Vraiment, je vous assure, chers collègues, quand on voit ces gens, ces 100 et quelques jeunes, on se dit : mais enfin, pourquoi ? Qu’est-ce qui empêche ? Quel est l’obstacle ? Pourquoi ne pourrait-on pas leur donner une chance de construire leur vie ici, en France ? Tous disent qu’ils veulent faire des études, qu’ils sont en attente de leur rendez-vous à la CASNAV pour pouvoir s’inscrire dans un processus de scolarité, qu’ils cherchent des emplois. Parfois même, ils n’osent pas trop le dire, mais ils ont déjà des petits emplois à droite, à gauche. Ils essaient de gagner un peu d’argent durement, dans des conditions souvent très difficiles, puisqu’en dehors de tout respect du Code du travail.
Qu’est-ce qui empêche, si ce n’est l’inhumanité de nos politiques publiques ? Quelle autre justification aurait-on pour ne pas régulariser ces jeunes, pour ne pas leur permettre de construire une vie digne et décente en France ?

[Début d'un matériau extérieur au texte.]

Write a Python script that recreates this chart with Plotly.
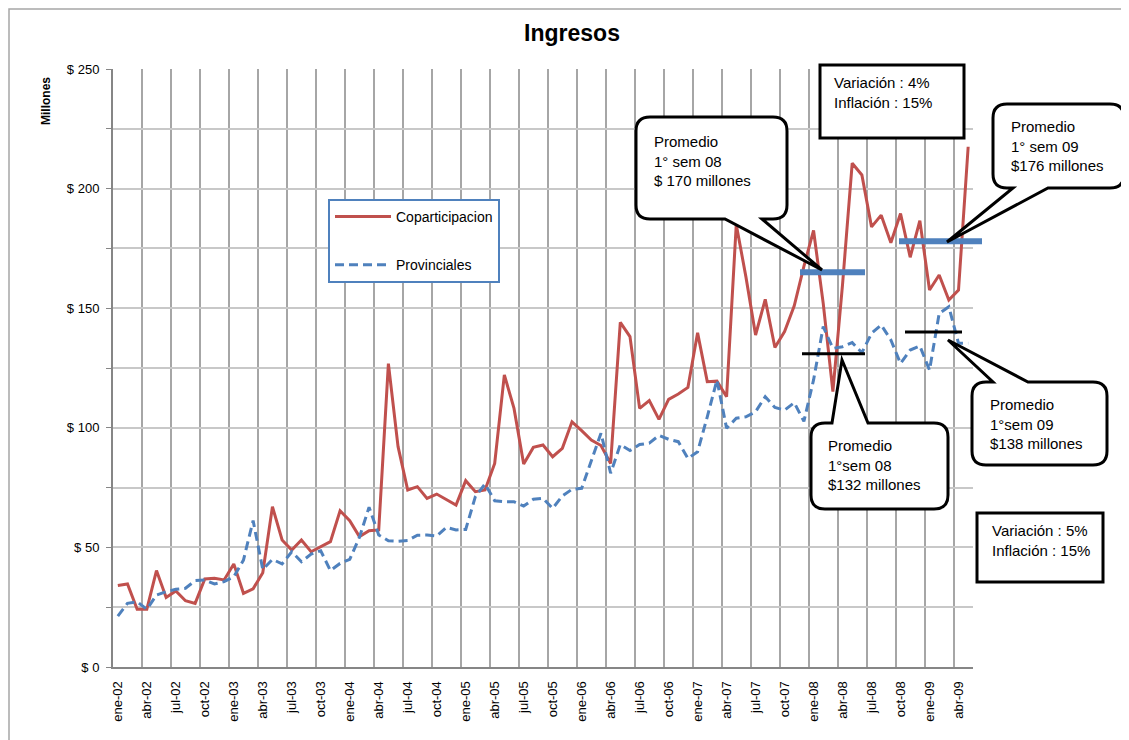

En tout cas, dans l’attente d’un jour, je l’espère pas trop lointain, d’autres politiques publiques, un autre gouvernement, un gouvernement un peu plus humain et humaniste, heureusement, la Ville de Paris s’engage. Nous continuons à financer des dispositifs, pour que le moins de personnes possible puissent passer leurs nuits dehors. Je vous invite à voter unanimement ce projet de délibération.
Je vous remercie.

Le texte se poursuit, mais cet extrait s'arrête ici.